In the Byzantine Empire, by 597 AD, Emperor Maurice wrote his last will, in which he described his ideas for governing the Byzantine (Roman) Empire. His eldest son, Theodosius, would rule the East from Constantinople, and his second son, Tiberius, the West from Rome.
In the autumn, the Avars allied with the Franks and resumed their campaign along the Danube River, where they besieged the Byzantine fortress city of Tomis (present-day Romania.)
In Europe, Queen Fredegund died of natural causes and Chlothar II, age 13, became sole ruler of Neustria. He continued his mother’s feud with Brunhilda of Austrasia.
By December 25 in 597, it was said that ‘Christianity’ spread rapidly in Kent as Augustine and his monks allegedly baptized more than 10,000 Anglo-Saxons, making sure that the Catholic Church could slowly infiltrate and take over Britannia.
Augustine also founded the Catholic King’s School in Canterbury to be used to train their mind-controlled puppets.

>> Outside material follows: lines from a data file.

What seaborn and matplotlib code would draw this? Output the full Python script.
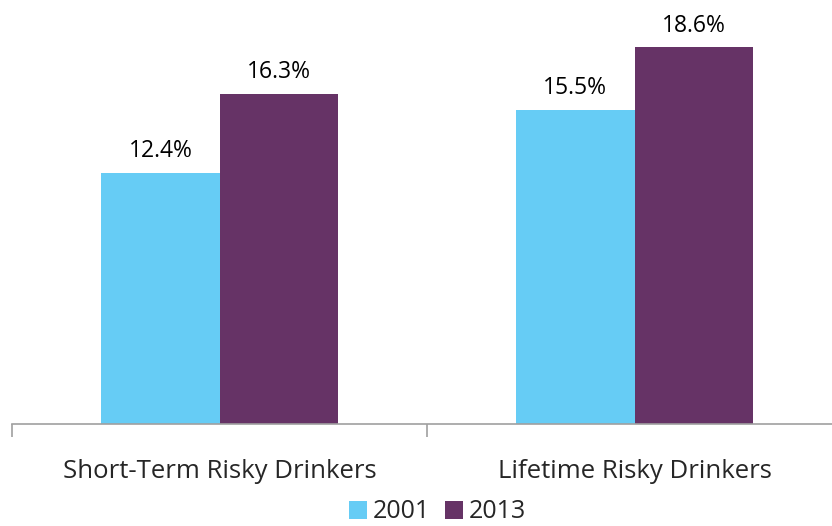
import pandas as pd
import matplotlib.pyplot as plt
import seaborn as sns

# ---------------------------
# Chart data
# ---------------------------
categories = ["Short-Term Risky Drinkers", "Lifetime Risky Drinkers"]
years = ["2001", "2013"]
values_2001 = [12.4, 15.5]
values_2013 = [16.3, 18.6]
colors = ["#66CCF5", "#663366"]

df = pd.DataFrame({
    "Category": categories * 2,
    "Year": [years[0]] * 2 + [years[1]] * 2,
    "Value": values_2001 + values_2013,
})

sns.set_style("white")
plt.rcParams['font.family'] = ['Open Sans', 'DejaVu Sans']

fig = plt.figure(figsize=(8.32, 5.26), dpi=100)
ax = fig.add_axes([12 / 832, 102 / 526, 820 / 832, 405 / 526])

sns.barplot(data=df, x="Category", y="Value", hue="Year", palette=colors,
            width=0.57, saturation=1, linewidth=0, ax=ax, legend=True)

# value labels above bars
for container in ax.containers:
    ax.bar_label(container, labels=[f"{v:.1f}%" for v in container.datavalues],
                 padding=7, fontsize=16.5, color="#000000")

ax.set_yticks([])
ax.set_xlabel("")
ax.set_ylabel("")

for side in ["top", "right", "left"]:
    ax.spines[side].set_visible(False)
ax.spines["bottom"].set_color("#A0A0A0")
ax.spines["bottom"].set_linewidth(1.2)

# category boundary ticks
ax.set_xticks([0, 1])
ax.set_xticks([-0.5, 0.5, 1.5], minor=True)
ax.tick_params(axis="x", which="major", length=0, labelsize=18.5, pad=25)
ax.tick_params(axis="x", which="minor", length=9, width=1.2, color="#A0A0A0", bottom=True)

ax.set_xlim(-0.5, -0.5 + 820 / 415)
ax.set_ylim(0, 20)

leg = ax.legend(loc="center", bbox_to_anchor=(425 / 820, -0.217), ncol=2,
                frameon=False, fontsize=18, handlelength=0.75, handleheight=0.75,
                handletextpad=0.2, columnspacing=0.6, borderaxespad=0, borderpad=0)

fig.savefig("out.png", dpi=100)
plt.close()
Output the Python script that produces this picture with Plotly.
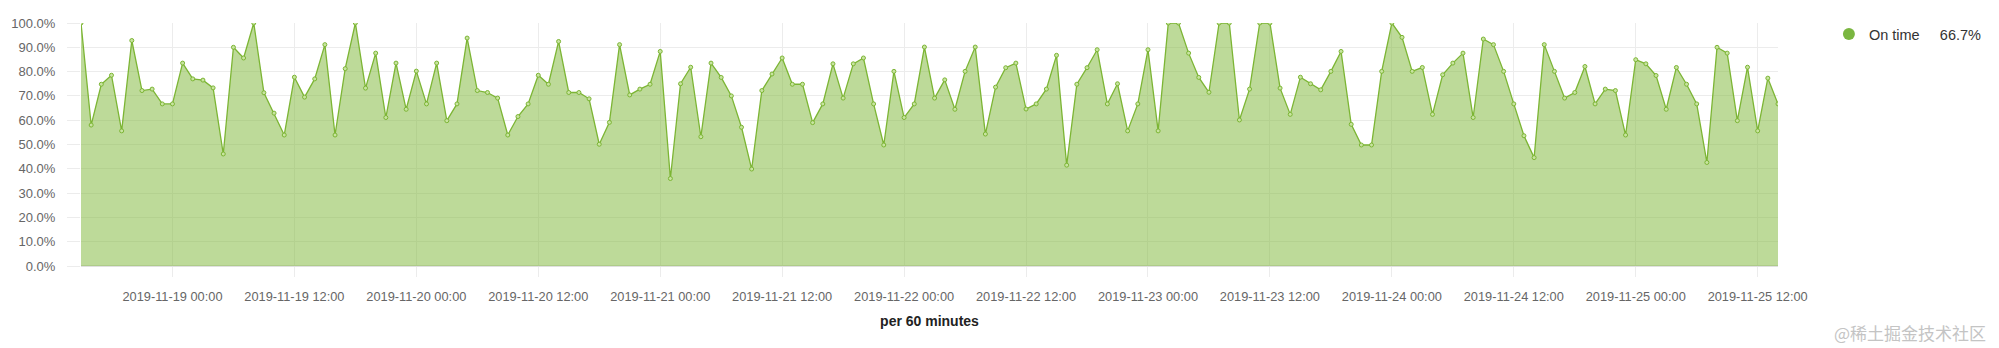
import pandas as pd
import plotly.graph_objects as go

start_time = "2019-11-18 15:00"
series_name = "On time"
on_time_pct = [
    100, 58.0, 74.8, 78.5, 55.6, 92.8, 72.2, 72.8, 66.7, 66.7,
    83.5, 77.0, 76.5, 73.3, 46.1, 90.0, 85.6, 100, 71.3, 62.9,
    53.9, 77.7, 69.5, 77.0, 91.1, 53.9, 81.2, 100, 73.2, 87.6,
    61.1, 83.5, 64.5, 80.2, 66.7, 83.5, 59.8, 66.7, 93.8, 72.2,
    71.4, 69.1, 53.9, 61.5, 66.7, 78.5, 74.8, 92.4, 71.4, 71.4,
    68.8, 50.1, 59.1, 91.1, 70.4, 72.8, 74.8, 88.3, 36.0, 75.0,
    81.8, 53.2, 83.5, 77.6, 70.0, 57.1, 39.9, 72.2, 79.0, 85.6,
    74.8, 74.8, 59.0, 66.7, 83.2, 69.1, 83.2, 85.6, 66.7, 49.8,
    80.1, 61.1, 66.7, 90.1, 69.1, 76.6, 64.5, 80.1, 90.1, 54.3,
    73.6, 81.6, 83.5, 64.6, 66.7, 72.8, 86.7, 41.5, 74.8, 81.6,
    89.0, 66.7, 75.0, 55.6, 66.7, 89.0, 55.6, 100, 100, 87.6,
    77.6, 71.5, 100, 100, 60.1, 72.8, 100, 100, 73.2, 62.4,
    77.7, 75.0, 72.5, 80.1, 88.3, 58.3, 49.8, 49.8, 80.1, 100,
    94.1, 80.1, 81.7, 62.4, 78.7, 83.5, 87.6, 61.1, 93.4, 91.1,
    80.1, 66.7, 53.6, 44.6, 91.1, 80.1, 69.1, 71.4, 82.1, 66.7,
    72.8, 72.2, 53.9, 84.9, 83.2, 78.4, 64.5, 81.7, 74.8, 66.7,
    42.6, 90.0, 87.6, 59.8, 81.8, 55.6, 77.3, 66.7,
]
times = pd.date_range(start_time, periods=len(on_time_pct), freq="h")
x_title = "per 60 minutes"
watermark = "@稀土掘金技术社区"

LINE = "rgb(124,181,52)"
FILL = "rgba(124,181,52,0.5)"
GRID = "#ececec"
FONT = "Helvetica Neue, Liberation Sans, Arial, sans-serif"

fig = go.Figure()
fig.add_trace(go.Scatter(
    x=times, y=on_time_pct, mode="lines+markers",
    line=dict(color=LINE, width=1.3),
    marker=dict(size=4, color="rgb(200,228,160)", line=dict(color=LINE, width=1)),
    fill="tozeroy", fillcolor=FILL, showlegend=False, hoverinfo="skip",
))
fig.add_trace(go.Scatter(
    x=[None], y=[None], mode="markers",
    marker=dict(size=10, color="rgb(122,182,64)"),
    name=f"{series_name}&nbsp;&nbsp;&nbsp;&nbsp;&nbsp;{on_time_pct[-1]:.1f}%",
    showlegend=True,
))

fig.update_layout(
    width=1999, height=348,
    margin=dict(l=81, r=219, t=23, b=82),
    paper_bgcolor="white", plot_bgcolor="white",
    font=dict(family=FONT, size=12, color="#666"),
    legend=dict(x=1.030, y=1.02, xanchor="left", yanchor="top",
                font=dict(size=14.5, color="#333"), itemsizing="constant",
                itemwidth=30, bgcolor="rgba(0,0,0,0)"),
    annotations=[dict(text=watermark, xref="paper", yref="paper",
                      x=1.1236, y=-0.2735, xanchor="right", yanchor="middle",
                      showarrow=False,
                      font=dict(family="Noto Sans CJK SC", size=17, color="#c4c4c4"))],
)
fig.update_xaxes(
    range=[times[0], times[-1]], type="date",
    dtick=12 * 3600 * 1000, tick0="2019-11-19 00:00",
    tickformat="%Y-%m-%d %H:%M",
    showgrid=True, gridcolor=GRID, gridwidth=1,
    ticks="outside", ticklen=10, tickcolor=GRID,
    ticklabelstandoff=9,
    showline=False, zeroline=False,
    tickfont=dict(size=12.8, color="#666"),
    title=dict(text=f"<b>{x_title}</b>", font=dict(size=14, color="#222"), standoff=12),
)
fig.update_yaxes(
    range=[0, 100], dtick=10, tickformat=".1f", ticksuffix="%",
    showgrid=True, gridcolor=GRID, gridwidth=1,
    ticks="outside", ticklen=13, tickcolor=GRID,
    ticklabelstandoff=9,
    showline=False, zeroline=True, zerolinecolor="#e0e0e0",
    tickfont=dict(size=13, color="#666"),
)
fig.write_html("out.html")
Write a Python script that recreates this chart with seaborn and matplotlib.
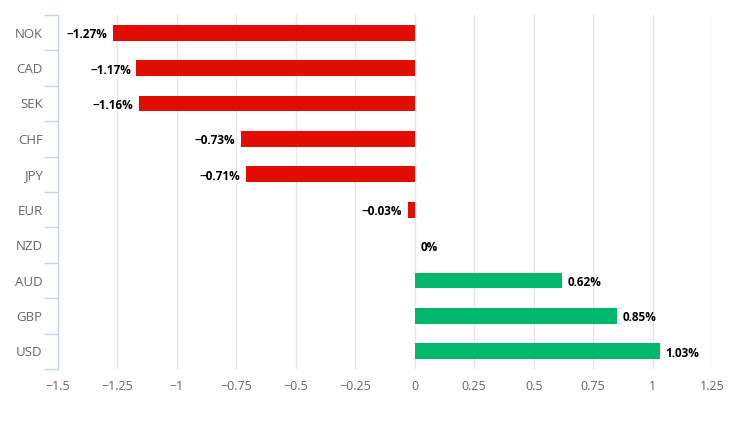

The school is still operational today and is considered as Britain’s oldest public school and the oldest continuously operating school in the world.
It was also about this time that England got her first written code of laws from Æthelberht. The code was concerned with preserving social order through compensation and punishment for personal injury.
In 598 AD, the Byzantine-Avars War continued, and after many cities were destroyed in the Balkan Peninsula, Emperor Maurice paid tribute to the Avars and concluded a treaty with their leader Bayan I, allowing Byzantine expeditions in Wallachia.
In Europe, Pope Gregory, who had slowly converted the Lombards to Christianity (Catholicism) negotiated a truce, ending 30 years of Lombard terror in southern- and mid-Italy. In addition to this, where Emperor Maurice earlier had ignored the Lombards who had held the greater part of Italy and instead had pitted the Franks against them as he had been busy with Persia, the Avars and Slavs, now made peace with King Agilulf, conceding northern Italy to the Lombards.